By Jesse Rock, VIC Summer Naturalist

 

Photo of a candidate restoration site, the “Break Wall”, on Lower St. Regis lake within Paul Smith’s College campus.

So, what is ecological restoration? At the core of its practice, ecological restoration follows the most basic form of the scientific method. One must firstly observe a site deemed degraded through human use and gather as much “useable information” from the site as possible; formulate a hypothesis as to what can or should be done to make the site subjectively better; design an experiment/restoration to test the hypothesis; carry out said experiment/restoration; and monitor and record the results of said experiment. In other words, one must exhibit a strong knowledge of and demonstrate the ability to follow the scientific method.

While most forms of science follow this set path of experimentation, ecological restoration differs in one major field, the definition of what “useable information” is. It is here that an understanding of more than just the hard facts of biological and ecological processes becomes a necessity, and the realm of human philosophy and our relationship with the natural world takes center stage.

How does one take a philosophical approach to understanding humanity’s relationship with nature and apply it to the science of restoration? Let us explore this idea through an example. Bringing a forest back to a once-great wilderness area through the planting of trees is what some may define as restoration. The science of what trees to plant, where to plant them, what conditions are necessary for optimal growth, and how they will interact with the current ecological community are essential elements that need to be understood if the trees planted are going to rebuild what was lost. It should be made clear that anyone who views this type of work as restoration is not wrong, for in a direct analysis one is bringing back the primary element that was lost and essentially adding to the restoration of what was once whole. However, the planting of small neatly organized saplings across a landscape otherwise devastated by human degradation doesn’t hold up to the principles of restoration as an ideal. I will argue that ecological restoration is something else entirely. It is not simply the planting of trees, but, instead, a striving to bring that forest back to “wilderness” and, with it, restore what made the land “wilderness” not only in scientific definition but in the hearts and minds of human understanding. In essence, the ecological restorationist is striving to bring back, through the unique lens of the individual, the essential elements that initially deemed a piece of space and time attractive and desirable.

Ecological restoration has the ability to impact not only the physical science-driven aspect of a site, but the emotional, ethical, and spiritual influence that as individuals, we all perceive through different and unique lenses shaped and contoured by our experiences and personal relationship with nature. In order to grasp the entire aspect of a restoration project, a realization of human relationships with the land is a necessity. This relationship is not so much the experiential aspect or the monetary “value” that the land has by human determination, but more how we as individuals view the nature of the land itself.

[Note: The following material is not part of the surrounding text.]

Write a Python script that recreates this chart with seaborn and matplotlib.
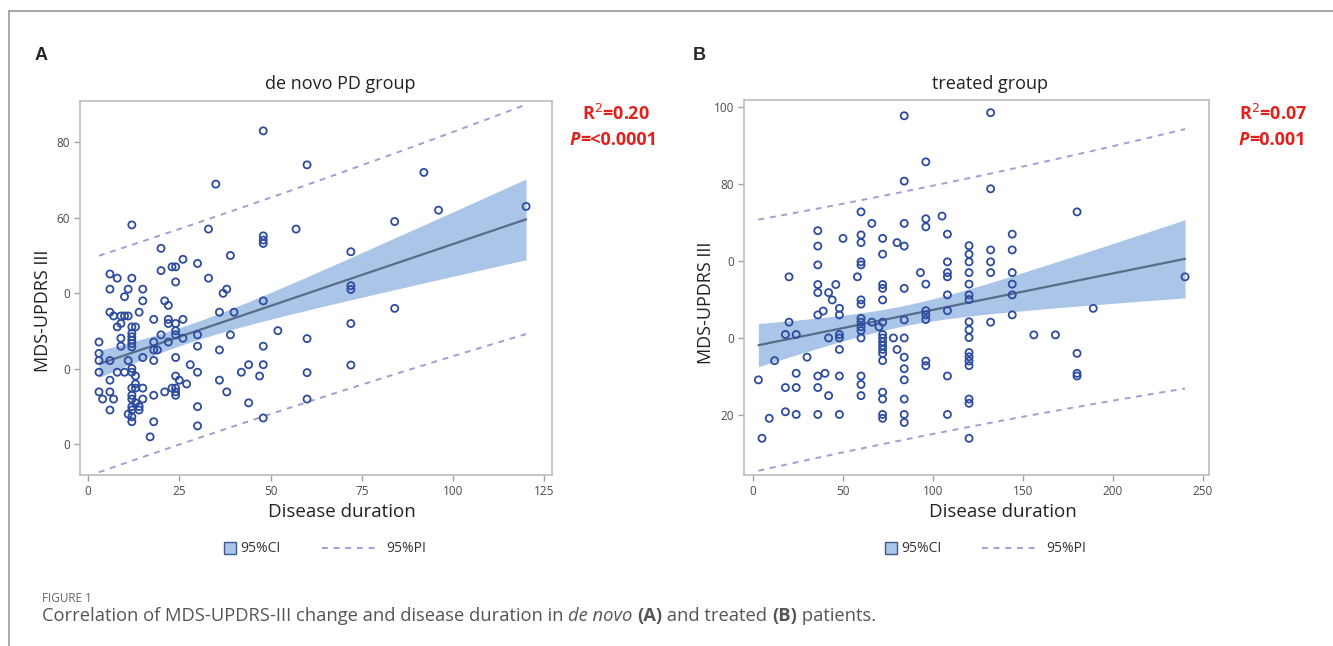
import numpy as np
import pandas as pd
import matplotlib
matplotlib.use("Agg")
import matplotlib.pyplot as plt
import seaborn as sns
from matplotlib.lines import Line2D

# ─────────────────────────────────────────────
# Figure 1 — MDS-UPDRS III change vs disease duration
# (A) de novo PD group, (B) treated group
# ─────────────────────────────────────────────

# values
novo_duration = [35, 12, 33, 48, 48, 48, 20, 39, 26, 23, 24, 30, 20, 6, 8, 12, 24, 33,
                 6, 11, 15, 38, 37, 10, 15, 21, 48, 22, 6, 14, 36, 40, 7, 9, 10, 11,
                 18, 22, 26, 9, 22, 24, 8, 12, 13, 24, 52, 12, 12, 12, 12, 12, 20, 24,
                 30, 39, 9, 26, 3, 18, 22, 9, 30, 48, 3, 18, 19, 36, 3, 6, 11, 15,
                 18, 24, 28, 44, 48, 3, 8, 10, 12, 12, 13, 30, 42, 47, 24, 25, 6, 36,
                 13, 27, 12, 13, 15, 3, 6, 21, 23, 24, 24, 38, 12, 18, 24, 4, 7, 12,
                 15, 13, 14, 30, 44, 6, 12, 12, 14, 11, 12, 18, 12, 30, 48, 17,
                 48, 60, 92, 96, 120, 84, 57, 72, 72, 72, 84, 60, 72, 60, 72, 60]
novo_updrs = [68.9, 58.1, 57.0, 55.2, 54.1, 53.2, 51.9, 50.0, 49.0, 47.0, 47.0, 47.9,
              46.0, 45.1, 44.0, 44.0, 43.0, 44.0, 41.1, 41.1, 41.1, 41.1, 40.0, 39.1,
              38.0, 38.0, 38.0, 36.8, 35.0, 35.0, 35.0, 35.0, 34.0, 34.0, 34.0, 34.0,
              33.1, 33.1, 33.1, 32.0, 32.0, 32.0, 31.1, 31.1, 31.1, 30.1, 30.1, 29.4,
              28.5, 27.6, 26.7, 25.8, 29.0, 29.0, 29.0, 29.0, 28.1, 28.1, 27.1, 27.1,
              27.1, 26.0, 26.0, 26.0, 24.1, 25.0, 25.0, 25.0, 22.2, 22.2, 22.2, 23.0,
              22.2, 23.0, 21.1, 21.1, 21.1, 19.1, 19.1, 19.1, 20.1, 19.1, 18.1, 19.1,
              19.1, 18.1, 18.1, 17.0, 17.0, 17.0, 16.0, 16.0, 14.9, 14.9, 14.9, 13.9,
              13.9, 13.9, 14.9, 14.9, 13.9, 13.9, 13.0, 13.0, 13.0, 12.0, 12.0, 12.0,
              12.0, 11.0, 10.0, 10.0, 11.0, 9.1, 10.0, 9.1, 9.1, 8.0, 7.3, 6.0, 6.0,
              4.9, 7.0, 2.0,
              83.0, 74.0, 72.0, 62.0, 63.0, 59.0, 57.0, 51.0, 42.0, 41.0, 36.0, 28.0,
              32.0, 19.0, 21.0, 12.0]

treated_duration = [84, 84, 60, 66, 84, 36, 60, 50, 60, 72, 36, 80, 84, 72, 60, 60, 36,
                    20, 58, 36, 46, 72, 72, 84, 36, 42, 44, 72, 60, 60, 48, 39, 36, 48,
                    20, 60, 60, 60, 60, 66, 72, 84, 70, 18, 24, 48, 48, 42, 60, 72, 72,
                    72, 72, 72, 72, 72, 78, 84, 48, 80, 30, 84, 12, 84, 24, 36, 40, 48,
                    60, 60, 84, 3, 18, 24, 36, 42, 60, 72, 72, 84, 18, 24, 36, 48, 72,
                    72, 84, 84, 9, 5,
                    132, 96, 132, 96, 96, 105, 108, 144, 120, 120, 132, 144, 120, 108,
                    132, 93, 108, 108, 120, 132, 144, 96, 120, 144, 108, 120, 120, 144,
                    96, 96, 96, 108, 144, 120, 120, 120, 132, 156, 168, 120, 120, 120,
                    120, 96, 96, 108, 120, 120, 108, 120,
                    180, 240, 189, 180, 180, 180]
treated_updrs = [97.8, 80.8, 72.8, 69.8, 69.8, 67.9, 66.8, 65.9, 64.8, 65.9, 63.9, 64.8,
                 63.9, 61.8, 59.8, 59.0, 59.0, 55.9, 55.9, 53.9, 53.9, 53.9, 52.9, 52.9,
                 51.8, 51.8, 49.9, 49.9, 49.9, 48.8, 47.7, 47.0, 46.0, 46.0, 44.1, 45.1,
                 44.1, 42.9, 41.9, 44.1, 44.1, 44.7, 42.9, 40.9, 40.9, 40.9, 40.0, 40.0,
                 40.0, 40.9, 40.0, 39.0, 38.0, 37.0, 36.0, 34.1, 40.0, 40.0, 37.0, 37.0,
                 35.0, 35.0, 34.1, 32.0, 30.8, 30.1, 30.8, 30.1, 30.1, 27.9, 29.1, 29.1,
                 27.1, 27.1, 27.1, 25.0, 25.0, 25.9, 24.1, 24.1, 20.8, 20.1, 20.1, 20.1,
                 20.1, 19.1, 20.1, 18.0, 19.1, 13.9,
                 98.6, 85.8, 78.8, 71.0, 68.9, 71.7, 67.0, 67.0, 64.0, 61.8, 62.9, 62.9,
                 59.8, 59.8, 59.8, 57.0, 57.0, 55.9, 57.0, 57.0, 57.0, 54.0, 54.0, 54.0,
                 51.2, 51.2, 50.0, 51.2, 47.1, 46.0, 44.8, 47.1, 46.0, 44.2, 42.1, 40.1,
                 44.1, 40.8, 40.8, 36.2, 35.1, 34.0, 32.8, 34.0, 32.8, 30.1, 24.1, 23.0,
                 20.1, 13.9,
                 72.8, 55.9, 47.7, 36.0, 30.8, 30.1]

novo_xticks = [0, 25, 50, 75, 100, 125]
novo_yticks = [0, 20, 40, 60, 80]
novo_yticklabels = ["0", "0", "0", "60", "80"]
treated_xticks = [0, 50, 100, 150, 200, 250]
treated_yticks = [20, 40, 60, 80, 100]
treated_yticklabels = ["20", "0", "0", "80", "100"]

POINT_COLOR = "#2D4B9F"
FIT_COLOR   = "#5A6B86"
CI_COLOR    = "#AAC5E7"
PI_COLOR    = "#A49DD2"
STAT_RED    = "#E3211C"
GREY_TXT    = "#4A4A4A"

sns.set_style("white")
plt.rcParams["font.family"] = ["Open Sans", "DejaVu Sans"]

W, H = 1333, 646
fig = plt.figure(figsize=(W / 100, H / 100), dpi=100)


def px(x, y):
    # figure pixel (from top-left) -> figure fraction
    return x / W, 1 - y / H


def fit_bands(x, y, t=1.976):
    x = np.asarray(x, float)
    y = np.asarray(y, float)
    n = len(x)
    slope, icpt = np.polyfit(x, y, 1)
    resid = y - (icpt + slope * x)
    s = np.sqrt((resid ** 2).sum() / (n - 2))
    sxx = ((x - x.mean()) ** 2).sum()
    grid = np.linspace(x.min(), x.max(), 120)
    yhat = icpt + slope * grid
    se_fit = s * np.sqrt(1 / n + (grid - x.mean()) ** 2 / sxx)
    se_pred = s * np.sqrt(1 + 1 / n + (grid - x.mean()) ** 2 / sxx)
    return pd.DataFrame({"x": grid, "fit": yhat,
                         "ci_lo": yhat - t * se_fit, "ci_hi": yhat + t * se_fit,
                         "pi_lo": yhat - t * se_pred, "pi_hi": yhat + t * se_pred})


def draw_panel(rect, dur, score, xticks, yticks, yticklabels, xlim, ylim):
    ax = fig.add_axes(rect)
    band = fit_bands(dur, score)
    pts = pd.DataFrame({"duration": dur, "updrs": score})

    ax.fill_between(band["x"], band["ci_lo"], band["ci_hi"],
                    color=CI_COLOR, linewidth=0, zorder=1)
    for col in ["pi_lo", "pi_hi"]:
        sns.lineplot(data=band, x="x", y=col, ax=ax, color=PI_COLOR,
                     linewidth=1.4, dashes=False, zorder=2).lines[-1].set_dashes((3, 3))
    sns.lineplot(data=band, x="x", y="fit", ax=ax, color=FIT_COLOR,
                 linewidth=1.6, zorder=3)
    sns.scatterplot(data=pts, x="duration", y="updrs", ax=ax, s=26,
                    facecolor="none", edgecolor=POINT_COLOR, linewidth=1.3,
                    zorder=4)

    ax.set_xlim(*xlim)
    ax.set_ylim(*ylim)
    ax.set_xticks(xticks)
    ax.set_yticks(yticks)
    ax.set_yticklabels(yticklabels)
    ax.set_xlabel("")
    ax.set_ylabel("MDS-UPDRS III", fontsize=13, color="#222222")
    ax.tick_params(axis="both", which="both", direction="out", length=4,
                   width=1, color="#A0A0A0", labelsize=8.5, labelcolor=GREY_TXT,
                   bottom=True, left=True, pad=3)
    for sp in ax.spines.values():
        sp.set_color("#BDBDBD")
        sp.set_linewidth(1.2)
    return ax


ax_a = draw_panel([80 / W, 1 - 475 / H, 472 / W, 374 / H],
                  novo_duration, novo_updrs, novo_xticks, novo_yticks,
                  novo_yticklabels, (-2.2, 127.1), (-8.1, 90.9))
ax_b = draw_panel([744 / W, 1 - 475 / H, 465 / W, 375 / H],
                  treated_duration, treated_updrs, treated_xticks, treated_yticks,
                  treated_yticklabels, (-5, 253.3), (4.35, 101.9))
ax_a.yaxis.set_label_coords(-0.059, 0.44)
ax_b.yaxis.set_label_coords(-0.062, 0.46)

# panel letters, titles, x labels
for lx, letter in [(35, "A"), (693, "B")]:
    fig.text(*px(lx, 55), letter, fontsize=13, fontweight="bold",
             family=["Liberation Sans", "DejaVu Sans"], va="center", ha="left")
fig.text(*px(340, 84), "de novo PD group", fontsize=13, ha="center", va="center",
         color="#222222")
fig.text(*px(990, 84), "treated group", fontsize=13, ha="center", va="center",
         color="#222222")
fig.text(*px(342, 512), "Disease duration", fontsize=13.5, ha="center", va="center",
         color="#222222")
fig.text(*px(1003, 512), "Disease duration", fontsize=13.5, ha="center", va="center",
         color="#222222")

# R2 / P annotations
for (rx, ry, r2, ptxt) in [(582, 114, "0.20", "=<0.0001"), (1239, 114, "0.07", "=0.001")]:
    fig.text(*px(rx, ry), "R$^{2}$=" + r2, fontsize=13, fontweight="bold",
             color=STAT_RED, ha="left", va="center")
    p = fig.text(*px(rx - 12 if ptxt.startswith("=<") else rx, ry + 26), "P",
                 fontsize=13, fontweight="bold", style="italic",
                 color=STAT_RED, ha="left", va="center")
    plt.annotate(ptxt, xy=(1, 0), xycoords=p, va="bottom", ha="left",
                 fontsize=13, fontweight="bold", color=STAT_RED,
                 annotation_clip=False)

# legends (CI patch and PI dashed line)
for cx, lx in [(228, 322), (889, 982)]:
    ci_handle = Line2D([], [], marker="s", linestyle="none", markersize=8,
                       markerfacecolor=CI_COLOR, markeredgecolor="#3C5A8A",
                       markeredgewidth=1)
    fig.legend(handles=[ci_handle], labels=["95%CI"], loc="center left",
               bbox_to_anchor=px(cx - 4, 549), frameon=False,
               handlelength=0.9, handletextpad=0.3, fontsize=10,
               borderpad=0, borderaxespad=0, labelcolor="#333333")
    pi_handle = Line2D([], [], color=PI_COLOR, linewidth=1.4, dashes=(3, 3))
    fig.legend(handles=[pi_handle], labels=["95%PI"], loc="center left",
               bbox_to_anchor=px(lx, 549), frameon=False,
               handlelength=4.2, handletextpad=0.4, fontsize=10,
               borderpad=0, borderaxespad=0, labelcolor="#333333")

# caption
fig.text(*px(42, 598), "FIGURE 1", fontsize=8.5, color="#666666", va="center")
c1 = fig.text(*px(42, 616), "Correlation of MDS-UPDRS-III change and disease duration in ",
              fontsize=13.2, color="#555555", va="center")
prev = c1
for piece, kw in [("de novo", dict(style="italic")), (" ", {}),
                  ("(A)", dict(fontweight="bold")), (" and treated ", {}),
                  ("(B)", dict(fontweight="bold")), (" patients.", {})]:
    prev = plt.annotate(piece, xy=(1, 0), xycoords=prev, va="bottom", ha="left",
                        fontsize=13.2, color="#555555", annotation_clip=False, **kw)

# frame lines around the figure panel
fig.add_artist(Line2D([9 / W, 1], [1 - 10.5 / H, 1 - 10.5 / H], color="#9A9A9A",
                      linewidth=1.2))
fig.add_artist(Line2D([9 / W, 9 / W], [0, 1 - 10.5 / H], color="#9A9A9A",
                      linewidth=1.2))

fig.savefig("out.png", dpi=100)
plt.close(fig)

To quote Max Oelschlaeger (2007)”… a restoration project constitutes a mirror in which we see ourselves. That is, we begin to catch glimpses of the memetic complexes, the symbolically encoded conservations, the stories that frame us and govern our behaviors” (p. 158). To be a good restoration ecologist, one must not simply restore the ecological processes of nature, but the part of humanity that is reflected in the definition of what makes that place nature, what makes wilderness, wilderness.

In this approach to restoration, the use of one’s personal mirror, one’s own philosophy regarding the existence of and our involvement with nature, while properly directed in the steps towards restoration success, is

not necessarily enough. Such a narrowminded approach of only exploring personal philosophy is essentially to be selfish, stubborn, and ignorant in the egotistical assumption that your personal viewpoint is to be deemed “restoration” across the broad spectrum of human lenses viewing the nature that you now control. Understanding your craft is to understand the range of diversity and types of lenses that will view your work, your restoration, and cater that work to the greatest inclusion of the spectrum. As a restoration ecologist, you are given the power to please humanity and in order to use that power, it is essential that you present a deep knowledge of humanities’ relationship with nature. This constitutes a respect for the diverse feelings and emotions expressed in nature by the individuals who perceive it along with everything that defines a restoration site not just as a place but as a part of the human condition. These factors of restoration must be taken into consideration to achieve the optimal outcome of the restoration’s intent.

So, let’s readdress the question “what is ecological restoration?”. In essence, ecological restoration is a science embedded in a body of knowledge that is defined by both the objective realm of the natural world and the subjective realm of the human observer. As much as core ecological and biological science is embedded in the process of restoration work, so is the necessity to understand the human experience and how we relate to nature as a species; the human philosophy of nature. To be successful in conducting restoration is to work with an open mind and hold the ability to approach a situation regarding humanities relationship with nature from multiple perspectives understanding the value behind accommodating for alternative lenses to your own. It is only with this open mindset that the restoration ecologist can guard themselves from bias, release the ego, and venture out aware of the impact that they will have on the surrounding world.

Reference
Oelschlaeger, M. (2007). Ecological restoration, Aldo Leopold, and beauty: an evolutionary tale.
Environmental Philosophy. 4:149-161.